● Given records
┌──
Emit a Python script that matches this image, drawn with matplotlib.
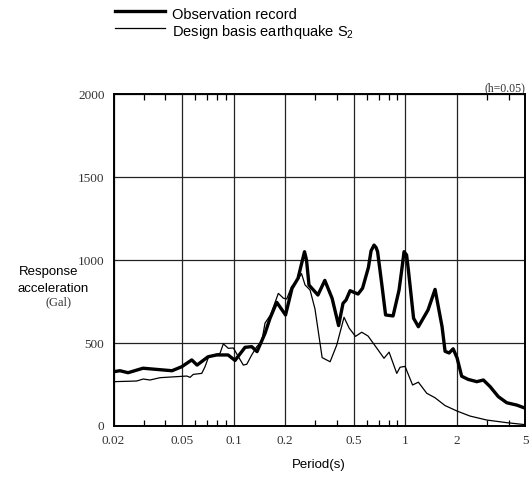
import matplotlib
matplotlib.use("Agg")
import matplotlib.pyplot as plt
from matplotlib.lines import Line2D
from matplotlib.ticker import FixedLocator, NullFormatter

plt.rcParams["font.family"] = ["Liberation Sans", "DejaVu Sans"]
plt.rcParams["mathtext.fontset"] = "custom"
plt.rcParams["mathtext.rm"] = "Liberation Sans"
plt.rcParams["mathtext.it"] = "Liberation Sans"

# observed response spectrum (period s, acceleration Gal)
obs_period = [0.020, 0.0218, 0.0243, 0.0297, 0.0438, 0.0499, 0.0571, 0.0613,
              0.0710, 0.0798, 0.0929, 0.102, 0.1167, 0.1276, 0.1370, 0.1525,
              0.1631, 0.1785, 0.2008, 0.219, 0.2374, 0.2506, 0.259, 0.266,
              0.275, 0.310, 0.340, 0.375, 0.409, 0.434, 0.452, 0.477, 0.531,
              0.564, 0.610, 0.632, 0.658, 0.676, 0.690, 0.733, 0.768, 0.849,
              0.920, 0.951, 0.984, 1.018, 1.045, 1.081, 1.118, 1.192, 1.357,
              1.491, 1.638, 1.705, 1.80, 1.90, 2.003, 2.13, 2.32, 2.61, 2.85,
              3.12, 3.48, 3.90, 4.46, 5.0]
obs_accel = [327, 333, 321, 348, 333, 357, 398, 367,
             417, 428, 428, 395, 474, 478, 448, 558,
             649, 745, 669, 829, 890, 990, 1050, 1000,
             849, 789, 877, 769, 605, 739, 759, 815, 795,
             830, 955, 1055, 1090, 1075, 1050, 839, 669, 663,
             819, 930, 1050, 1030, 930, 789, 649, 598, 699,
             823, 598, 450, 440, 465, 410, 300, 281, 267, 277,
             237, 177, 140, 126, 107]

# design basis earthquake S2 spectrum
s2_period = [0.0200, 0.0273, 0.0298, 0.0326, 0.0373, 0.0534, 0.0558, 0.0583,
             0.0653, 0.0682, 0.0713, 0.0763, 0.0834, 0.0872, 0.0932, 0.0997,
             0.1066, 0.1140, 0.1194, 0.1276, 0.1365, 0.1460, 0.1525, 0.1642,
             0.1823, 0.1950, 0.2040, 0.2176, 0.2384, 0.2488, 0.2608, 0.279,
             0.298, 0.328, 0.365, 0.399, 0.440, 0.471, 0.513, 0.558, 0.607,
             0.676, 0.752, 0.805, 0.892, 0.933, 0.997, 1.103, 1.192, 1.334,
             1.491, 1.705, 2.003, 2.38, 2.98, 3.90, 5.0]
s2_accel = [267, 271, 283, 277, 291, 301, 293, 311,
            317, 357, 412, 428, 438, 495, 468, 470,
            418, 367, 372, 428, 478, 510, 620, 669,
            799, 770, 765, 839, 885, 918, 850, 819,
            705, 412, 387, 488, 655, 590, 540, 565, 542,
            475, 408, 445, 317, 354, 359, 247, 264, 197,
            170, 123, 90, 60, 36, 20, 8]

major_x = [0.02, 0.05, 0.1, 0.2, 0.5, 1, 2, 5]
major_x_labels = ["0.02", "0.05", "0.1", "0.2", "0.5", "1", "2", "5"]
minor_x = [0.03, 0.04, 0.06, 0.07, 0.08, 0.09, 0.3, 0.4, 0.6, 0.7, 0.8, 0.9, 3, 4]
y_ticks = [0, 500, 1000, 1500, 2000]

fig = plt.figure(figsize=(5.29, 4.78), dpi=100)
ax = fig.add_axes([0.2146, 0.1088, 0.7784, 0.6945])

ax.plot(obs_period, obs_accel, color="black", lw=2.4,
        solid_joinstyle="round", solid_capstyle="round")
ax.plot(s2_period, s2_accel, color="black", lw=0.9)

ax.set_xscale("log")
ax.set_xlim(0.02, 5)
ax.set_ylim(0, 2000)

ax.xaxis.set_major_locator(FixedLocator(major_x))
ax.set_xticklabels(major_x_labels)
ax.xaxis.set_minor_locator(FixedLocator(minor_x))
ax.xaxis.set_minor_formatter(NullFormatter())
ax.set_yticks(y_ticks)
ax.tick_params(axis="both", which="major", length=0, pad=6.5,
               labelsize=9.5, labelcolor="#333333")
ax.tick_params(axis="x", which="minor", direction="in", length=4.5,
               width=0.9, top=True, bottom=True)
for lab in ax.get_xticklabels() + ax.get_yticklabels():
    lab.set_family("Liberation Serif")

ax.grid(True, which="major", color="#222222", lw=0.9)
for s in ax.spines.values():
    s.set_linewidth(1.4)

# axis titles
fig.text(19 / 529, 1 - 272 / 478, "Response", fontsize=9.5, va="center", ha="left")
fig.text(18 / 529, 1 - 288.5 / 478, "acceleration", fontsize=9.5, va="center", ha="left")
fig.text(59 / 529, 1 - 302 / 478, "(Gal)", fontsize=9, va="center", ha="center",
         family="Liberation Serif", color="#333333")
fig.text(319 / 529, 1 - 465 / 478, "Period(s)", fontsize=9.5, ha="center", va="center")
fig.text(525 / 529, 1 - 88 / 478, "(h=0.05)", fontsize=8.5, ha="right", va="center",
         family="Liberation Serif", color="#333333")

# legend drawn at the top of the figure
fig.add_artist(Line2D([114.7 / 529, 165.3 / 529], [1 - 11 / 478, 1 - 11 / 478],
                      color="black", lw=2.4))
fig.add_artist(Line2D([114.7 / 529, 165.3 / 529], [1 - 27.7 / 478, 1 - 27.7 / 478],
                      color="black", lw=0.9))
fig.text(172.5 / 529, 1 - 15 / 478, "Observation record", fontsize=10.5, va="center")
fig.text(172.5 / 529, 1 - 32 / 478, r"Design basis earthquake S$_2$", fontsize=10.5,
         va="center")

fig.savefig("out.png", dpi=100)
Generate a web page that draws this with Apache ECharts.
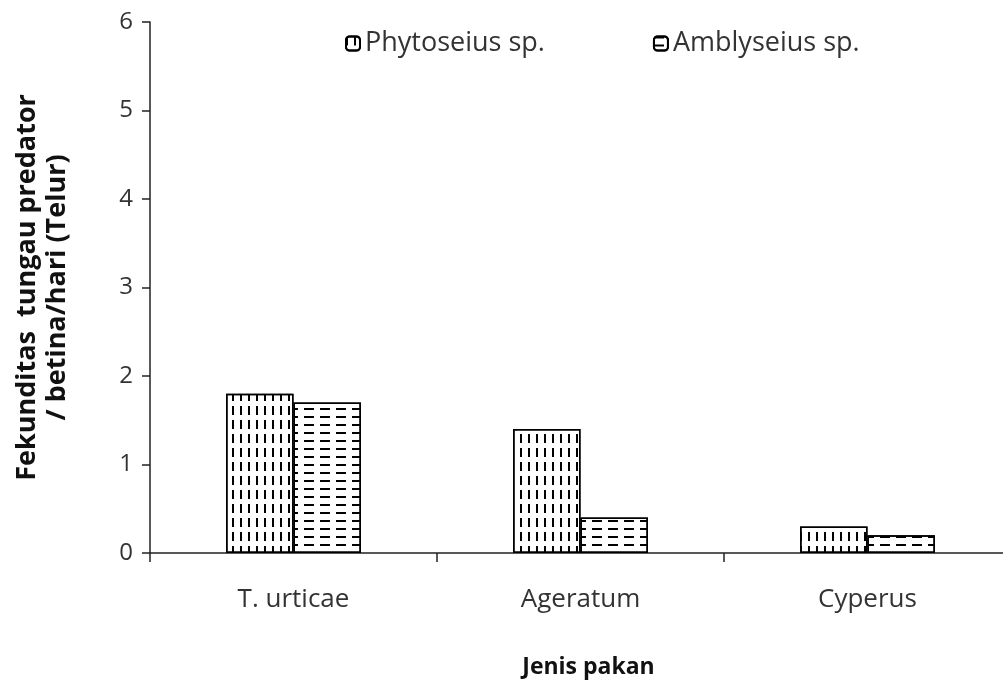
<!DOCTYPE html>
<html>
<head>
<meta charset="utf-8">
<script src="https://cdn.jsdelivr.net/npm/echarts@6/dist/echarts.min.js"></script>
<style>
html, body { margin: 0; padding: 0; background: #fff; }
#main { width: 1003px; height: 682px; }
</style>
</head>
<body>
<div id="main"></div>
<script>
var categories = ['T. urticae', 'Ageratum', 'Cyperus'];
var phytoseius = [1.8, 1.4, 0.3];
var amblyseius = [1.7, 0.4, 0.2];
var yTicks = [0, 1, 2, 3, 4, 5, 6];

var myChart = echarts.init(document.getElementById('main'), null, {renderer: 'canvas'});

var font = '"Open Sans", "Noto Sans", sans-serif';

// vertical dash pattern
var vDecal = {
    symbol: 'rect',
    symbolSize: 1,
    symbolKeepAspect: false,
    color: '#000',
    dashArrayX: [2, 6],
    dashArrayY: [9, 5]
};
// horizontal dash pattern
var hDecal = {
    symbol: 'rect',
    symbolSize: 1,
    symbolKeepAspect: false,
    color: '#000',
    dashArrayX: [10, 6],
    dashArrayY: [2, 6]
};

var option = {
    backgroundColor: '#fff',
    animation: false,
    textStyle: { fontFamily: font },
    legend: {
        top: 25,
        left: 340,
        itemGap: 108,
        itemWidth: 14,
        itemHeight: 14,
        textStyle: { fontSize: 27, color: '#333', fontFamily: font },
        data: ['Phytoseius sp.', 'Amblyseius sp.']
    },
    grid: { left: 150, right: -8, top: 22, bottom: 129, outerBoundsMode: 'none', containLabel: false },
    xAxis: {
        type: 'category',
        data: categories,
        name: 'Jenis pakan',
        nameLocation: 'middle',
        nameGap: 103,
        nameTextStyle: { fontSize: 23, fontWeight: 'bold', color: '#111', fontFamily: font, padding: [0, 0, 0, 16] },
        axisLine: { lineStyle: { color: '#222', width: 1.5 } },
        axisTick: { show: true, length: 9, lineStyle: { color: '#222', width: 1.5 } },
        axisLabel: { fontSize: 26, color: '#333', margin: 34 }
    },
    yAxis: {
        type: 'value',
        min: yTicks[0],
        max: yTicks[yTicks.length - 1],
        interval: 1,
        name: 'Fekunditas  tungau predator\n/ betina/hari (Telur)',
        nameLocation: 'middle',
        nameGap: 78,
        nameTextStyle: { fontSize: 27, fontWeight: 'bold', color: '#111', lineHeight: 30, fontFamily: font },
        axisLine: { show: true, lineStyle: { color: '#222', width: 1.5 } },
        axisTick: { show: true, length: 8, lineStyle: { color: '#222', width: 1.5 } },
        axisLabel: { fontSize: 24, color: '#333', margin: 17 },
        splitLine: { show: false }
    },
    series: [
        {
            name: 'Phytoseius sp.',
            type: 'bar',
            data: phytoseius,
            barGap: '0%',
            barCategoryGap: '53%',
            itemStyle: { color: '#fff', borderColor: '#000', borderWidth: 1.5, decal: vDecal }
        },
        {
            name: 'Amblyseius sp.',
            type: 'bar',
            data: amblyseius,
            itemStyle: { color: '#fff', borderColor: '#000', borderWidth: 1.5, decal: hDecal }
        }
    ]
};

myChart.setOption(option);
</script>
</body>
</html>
└──
● What is asked
Print exactly the first line of the entries and every line after it through the one that contains "from matplotlib.ticker import", leaving the pictures out.

● The answer
Emit a Python script that matches this image, drawn with matplotlib.
import matplotlib
matplotlib.use("Agg")
import matplotlib.pyplot as plt
from matplotlib.lines import Line2D
from matplotlib.ticker import FixedLocator, NullFormatter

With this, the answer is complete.